Every year a new group of freshmen are thrown into the high school experience. At IACS, each student experiences the situation differently, whether they transfer here from other Middlesex County schools or level up from the IACS middle school. Many freshmen have felt intimidated by the general high school feel, however their perspectives vary due to their backgrounds in education.
Carrie Brooks, a freshman who went to the IACS middle school said: “It was pretty much the same as switching from seventh to eighth grade.” She went on to describe how the middle school provided the same flow, and that the schedule had matched her expectations, so it wasn’t as challenging as students might expect.
However Junior Bianca Trujillo, a student who was new to the school, now a current upperclassman, had a different experience: “Well my middle school (Lowell Community Charter School) was a lot different than IACS… I definitely faced difficulties during my transition.” Bianca transitioned from a small school, graduating with eight kids. IACS provided a community feel with a large quantity of students compared to her last school that she wasn’t quite used to, making it difficult. “At such a smaller school you were familiar with everyone, here there are so many new, interesting people I haven’t met.”
Even though the two groups of freshman have different experiences there are some difficulties that both face: one’s social status. Freshmen enter high school with many worries, but their social status tends to fall first on the list.
For the new freshman it is hard to find friends due to the social groups already formed. Trujillo found this in her first year at IACS. “Definitely trying to find friends, since majority here went to the middle school they all had their groups,”. Trujillo did have trouble making friends, but it didn’t take long, “after a week I found myself in a group of friends that were very welcoming.”
The freshmen leveling up from middle school have a similar experience where they may lose all their their friends or maybe a few because they went to a different high school. This causes them to have to figure out who their social group is going to be for the next year.
Brooks mentioned this, she said there was a large amount of freshmen who lost their friends during their transition from the middle school due to the students transferring out to attend a different high school.
Whether it’s a returning student or a new student, they face the challenge of finding friends. A current freshman who has adjusted and an upper classmen offered advice on social status.
Senior, Luke Sheehan advised to “find your clique,” but he stressed how one can always change someone’s first perception of them, acting as a second chance to make friends to relieve some worry of freshmen.
Well-adjusted freshman Sebastian Chavez gave the advice of “being social is key!” Sebastian is a new freshman from Dracut, that kicked the school year off right with his thought about being social. “ Success is like a locked door, and to me being social is the key. If I wasn’t social I wouldn’t be where I am today with my group of friends.”
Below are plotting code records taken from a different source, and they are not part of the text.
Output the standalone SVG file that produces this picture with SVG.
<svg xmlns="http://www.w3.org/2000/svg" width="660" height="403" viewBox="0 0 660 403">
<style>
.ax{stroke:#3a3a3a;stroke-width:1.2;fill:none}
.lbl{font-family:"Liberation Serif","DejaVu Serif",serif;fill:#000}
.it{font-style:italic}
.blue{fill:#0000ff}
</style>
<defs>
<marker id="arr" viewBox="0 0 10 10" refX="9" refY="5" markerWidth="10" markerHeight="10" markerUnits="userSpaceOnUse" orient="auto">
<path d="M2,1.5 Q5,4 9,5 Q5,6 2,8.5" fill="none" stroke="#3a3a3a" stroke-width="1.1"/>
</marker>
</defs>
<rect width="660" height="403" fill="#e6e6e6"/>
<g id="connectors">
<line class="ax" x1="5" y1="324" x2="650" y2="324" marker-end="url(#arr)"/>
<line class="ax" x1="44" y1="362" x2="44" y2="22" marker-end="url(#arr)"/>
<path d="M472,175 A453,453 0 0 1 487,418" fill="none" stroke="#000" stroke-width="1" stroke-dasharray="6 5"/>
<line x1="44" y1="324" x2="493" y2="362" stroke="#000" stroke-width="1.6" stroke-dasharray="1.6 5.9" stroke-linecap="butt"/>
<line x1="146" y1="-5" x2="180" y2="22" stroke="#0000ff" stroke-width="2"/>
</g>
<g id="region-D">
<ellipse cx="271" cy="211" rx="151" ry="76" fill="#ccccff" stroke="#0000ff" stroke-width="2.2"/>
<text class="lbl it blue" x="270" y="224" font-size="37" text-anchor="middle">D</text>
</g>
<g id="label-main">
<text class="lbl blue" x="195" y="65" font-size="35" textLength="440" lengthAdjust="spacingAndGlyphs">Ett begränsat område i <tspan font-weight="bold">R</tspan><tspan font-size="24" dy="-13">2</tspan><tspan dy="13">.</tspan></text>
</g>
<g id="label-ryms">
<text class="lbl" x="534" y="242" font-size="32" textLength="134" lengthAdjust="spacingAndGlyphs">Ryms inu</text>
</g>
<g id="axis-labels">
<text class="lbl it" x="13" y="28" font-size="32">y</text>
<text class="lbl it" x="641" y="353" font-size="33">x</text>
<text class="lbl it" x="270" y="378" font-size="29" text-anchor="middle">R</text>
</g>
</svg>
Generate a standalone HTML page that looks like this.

“What is the workload like, am I gonna be able to handle it?” and “Will the classes be too hard for me?” are questions often asked by freshman. The thought of giving up weekend plans to accomplish projects, essays, etc. is not easy. It also doesn’t always happen.
“I definitely entered high school with some worries. I was very concerned about the workload and the classes being hard, or at least too hard for me. So far they’ve been pretty much the same as last year.” Brooks explained her seamless transition, and how IACS does a great job of placing you exactly where your level of curriculum is so relief of some worries and sighs of breath may be released.
Trujillo revealed how her worries dissolved in a matter of classes, and how they shouldn’t have been thought of. “All the classes are definitely a lot different. That got me worried, but after a few days, and a few classes just talking with teachers, everything just got a lot better,”(Bianca Trujillo).
Sheehan explained his difficulties with workload when starting at IACS for high school. “I mean it’s obviously gonna be a lot different, the work load toughens up, classes change ( getting longer ), those are more on the surface physical changes though, but I’m sure in other schools the transition is lot more harsh and different but here it’s pretty seamless.” Luke Sheehan transitioned here as a freshman from the Chelmsford Public School Systems and had no major difficulties, approaching the worries of workload and classes, however bearing their weight and receiving no further problems.
Freshmen year is something most face with challenges. A new student and a returning student may feel differently about the subject, but have both have their shared amount of stress. As students increase in each grade level they soon realize the amount of stress they caused themselves as a freshman was completely unnecessary.
Freshmen new to the school don’t exactly know what to expect coming to a different school, especially one that might vary a lot from where they received past education. They have the additional worries of making friends and shared worries of the amount of work they will have to accomplish. Returning students may face the same difficulties however less extreme.
Since freshman year is hard here is some advice to freshmen still having trouble finding their way. Sheehan jokingly advised “don’t be a freshmen.”
However Bianca Trujillo suggested to “definitely be yourself and anytime you need help, make sure to ask your teachers, they are there to support you.”
Freshmen year is memorable, and experienced differently by everyone. It may be more difficult for some, but in the long term is something each students looks back at, especially when they’re an upperclassman telling freshmen not to be freshmen.